Une violence encouragée, une violence contagieuse, une violence dangereuse
En
condamnant «avec fermeté les violences notées ces derniers jours au
niveau de l’Arène nationale et lors des compétitions navetanes,
notamment à Rufisque et à Dahra Djolof», à l’occasion du Conseil des
ministres de ce mercredi 8 décembre 2021, le président Macky Sall semble
oublier que la violence est très souvent encouragée.
«La
preuve sociale» est un principe de psychologie sociale selon lequel un
individu ne sachant quoi faire ou quoi penser, aura tendance à adopter
le comportement ou le point de vue d’autres personnes.
Quand
la violence et son apologie sont banalisées dans un pays où l’oisiveté
gangrène les masses, il faut s’attendre à ce que cela soit adopté comme
une mode par les plus jeunes. Ceux qui en usent s’y enfoncent, ceux qui
la découvrent s’en délectent.
L’impunité
est le lit de la violence et elle reste la règle dans le camp du
président Macky Sall. S’occuper avec véhémence de la sanction contre la
violence perpétrée par les autres est une excellente chose, mais
éteindre la violence dans son propre camp est encore mieux. C’est ce
qu’on appelle donner l’exemple. Dissuader les recruteurs de nervis,
traduire en justice les présumés pilleurs de deniers publics, accélérer
les enquêtes sur les trafics de toutes sortes, sur la corruption… des
mesures urgentes et salvatrices à prendre.
Il
est difficile de sanctionner les siens, mais c’est la voie
incontournable pour distribuer de l’espoir dans la résolution des
conflits et la prévention de la violence.
Cette
responsabilité du chef de l’Exécutif doit cohabiter avec celle de tout
un citoyen pour que la violence sous toutes ses formes soit combattue.
Se
positionnant en renfort à des chapelles politiques, des apprentis
dictateurs de la pensée unique, de tous bords, exercent de la violence
autrement. Ils s’organisent sur les réseaux sociaux.

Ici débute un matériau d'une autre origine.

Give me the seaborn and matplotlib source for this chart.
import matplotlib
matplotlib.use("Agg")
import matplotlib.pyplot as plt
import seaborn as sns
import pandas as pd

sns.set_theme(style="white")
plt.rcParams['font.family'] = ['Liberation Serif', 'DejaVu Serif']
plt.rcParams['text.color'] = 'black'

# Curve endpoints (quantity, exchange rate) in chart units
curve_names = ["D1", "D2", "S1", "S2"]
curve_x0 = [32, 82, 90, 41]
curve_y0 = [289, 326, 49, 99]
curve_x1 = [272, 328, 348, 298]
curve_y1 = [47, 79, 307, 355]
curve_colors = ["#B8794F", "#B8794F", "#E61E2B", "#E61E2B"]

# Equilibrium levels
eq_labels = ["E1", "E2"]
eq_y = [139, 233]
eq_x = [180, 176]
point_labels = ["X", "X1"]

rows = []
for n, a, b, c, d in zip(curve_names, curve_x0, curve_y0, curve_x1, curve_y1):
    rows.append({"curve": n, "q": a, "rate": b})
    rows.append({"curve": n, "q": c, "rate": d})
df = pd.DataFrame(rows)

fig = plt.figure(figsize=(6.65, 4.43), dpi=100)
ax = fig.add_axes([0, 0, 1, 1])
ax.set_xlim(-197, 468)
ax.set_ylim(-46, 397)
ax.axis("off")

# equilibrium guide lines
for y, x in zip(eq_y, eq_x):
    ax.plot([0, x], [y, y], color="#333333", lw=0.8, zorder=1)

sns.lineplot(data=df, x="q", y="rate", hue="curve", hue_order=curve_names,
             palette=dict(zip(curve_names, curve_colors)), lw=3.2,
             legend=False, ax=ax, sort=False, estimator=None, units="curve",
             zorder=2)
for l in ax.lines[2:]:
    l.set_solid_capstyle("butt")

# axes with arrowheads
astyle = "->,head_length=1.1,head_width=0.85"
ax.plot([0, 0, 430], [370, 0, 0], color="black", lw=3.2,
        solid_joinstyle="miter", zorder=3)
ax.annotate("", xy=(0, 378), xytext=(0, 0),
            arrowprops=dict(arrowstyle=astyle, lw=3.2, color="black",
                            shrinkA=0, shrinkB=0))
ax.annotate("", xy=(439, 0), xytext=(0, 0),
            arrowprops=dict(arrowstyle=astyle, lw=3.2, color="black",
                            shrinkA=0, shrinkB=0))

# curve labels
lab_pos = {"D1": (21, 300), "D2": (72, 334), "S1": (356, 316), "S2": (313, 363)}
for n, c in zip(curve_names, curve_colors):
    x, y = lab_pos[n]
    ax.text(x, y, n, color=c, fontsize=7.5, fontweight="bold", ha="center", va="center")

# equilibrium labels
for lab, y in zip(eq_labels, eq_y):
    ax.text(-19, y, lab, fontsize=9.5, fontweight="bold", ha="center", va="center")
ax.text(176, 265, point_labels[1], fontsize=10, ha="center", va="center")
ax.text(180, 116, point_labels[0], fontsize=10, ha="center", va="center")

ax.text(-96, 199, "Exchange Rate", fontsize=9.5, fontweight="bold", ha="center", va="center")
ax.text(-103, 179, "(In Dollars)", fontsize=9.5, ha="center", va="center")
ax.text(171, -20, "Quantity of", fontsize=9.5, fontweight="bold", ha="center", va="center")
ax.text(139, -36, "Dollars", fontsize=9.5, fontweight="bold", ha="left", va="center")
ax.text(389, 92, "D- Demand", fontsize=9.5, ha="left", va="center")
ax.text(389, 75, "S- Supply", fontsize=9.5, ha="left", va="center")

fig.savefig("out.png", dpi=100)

Ils exercent une
violence inouïe sur d’honnêtes citoyens en se concurrençant dans
l’injure cynique, le mensonge tenace, la calomnie, la diffamation, la
délation… ils s’adossent sur une force de frappe virtuelle n’épargnant
ni guides religieux ni opposants.
Le
culte de la personnalité et de la pensée unique sont leur credo. Ils
sont encouragés et le plus souvent organisés par des états-majors
politiques qui suppléent l’argument technique et d’éthique à celui de
l’injure et de la calomnie.
De
même, les matchs de Navetane et les combats de lutte sont des occasions
de vendetta et de déploiement de petits chefs de guerre. Des corridors
sont tracés dans des zones conquises et des populations dépouillées de
leurs biens en toute aisance par la force du nombre et la quasi-évidence
de l’impunité. Le rôle des parents dans l’éducation est de plus en plus
délaissé. La présence de l’État comme gage de protection à travers ses
forces de sécurité est quasi-inexistante ou inefficace.
Au
Sénégal, de plus en plus, on apprend aux jeunes à s’adapter aux
langages orduriers, aux slogans de guerre. On ne condamne presque plus
la violence, on la justifie de mille manières. C’est le fait de leaders
d’opinion ayant accès aux médias qui pointent le curseur sur les
éléments de vulgarisation du mal chauffant les nerfs et suscitant
l’envie d’imiter. Le tout légitimé par un regain d’intérêt certain qui
fera le buzz, cette finalité vicieuse.
On préfère, le plus souvent, attiser le feu que d’arroser les germes de la paix.
Nous
perdons beaucoup de nos valeurs et laissons nos esprits s’abreuver de
haine et de mélancolie. Les cousinages à plaisanterie se meurent, la
sacralité des relations de voisinage s’efface, nos symboles détruits à
coups de hache verbale et de comportements regrettables …on se regarde
en chiens de faïence guettant la moindre occasion pour se rentrer
dedans.
Ah
cette paix que nous toisons ! Ils sont nombreux à avoir regretté de
l’avoir perdue un seul instant de leur vie. Cette grande richesse est
aujourd’hui bazardée et titillée par une bave débordante sans aucune
consistance éthique.
Nous
avons besoin de paix et de stabilité dans notre pays. Si nous devons
aller en guerre c’est pour maintenir la paix et la discipline sans quoi
rien de durable ne pourra être construit.
Les
multiples appels, à peine voilés, à la violence, galvanisant certains
innocents compatriotes sans cultures démocratiques, sans maîtrise des
enjeux, sans éducation, sans formation par la faute d’un État défaillant
et qui ne sont guidés que par le ventre et le paraître risquent
d’installer notre pays dans un cycle de violence infernale, sans aucun
contrôle. Nous aurions réussi à combattre l’injustice à travers le
chaos. Quelle incrédulité !
Il est temps de se ressaisir !
Le
Sénégal ne mérite que la paix. Nous devons la sauvegarder. Le reste
viendra à force de dissuasion, de persuasion et de combats démocratiques
adossés sur un large engagement citoyen.
Rien
ne se fera sans l’implication citoyenne des populations et rien ne peut
s’accomplir contre cette implication. Il faudra y travailler sans
relâche.
Suer dans la construction et oublier le simplisme de la destruction, devraient être notre leitmotiv.
Le
sens de la responsabilité devrait nous guider dans toutes les actions
que nous entreprenons au nom et pour le compte de notre pays.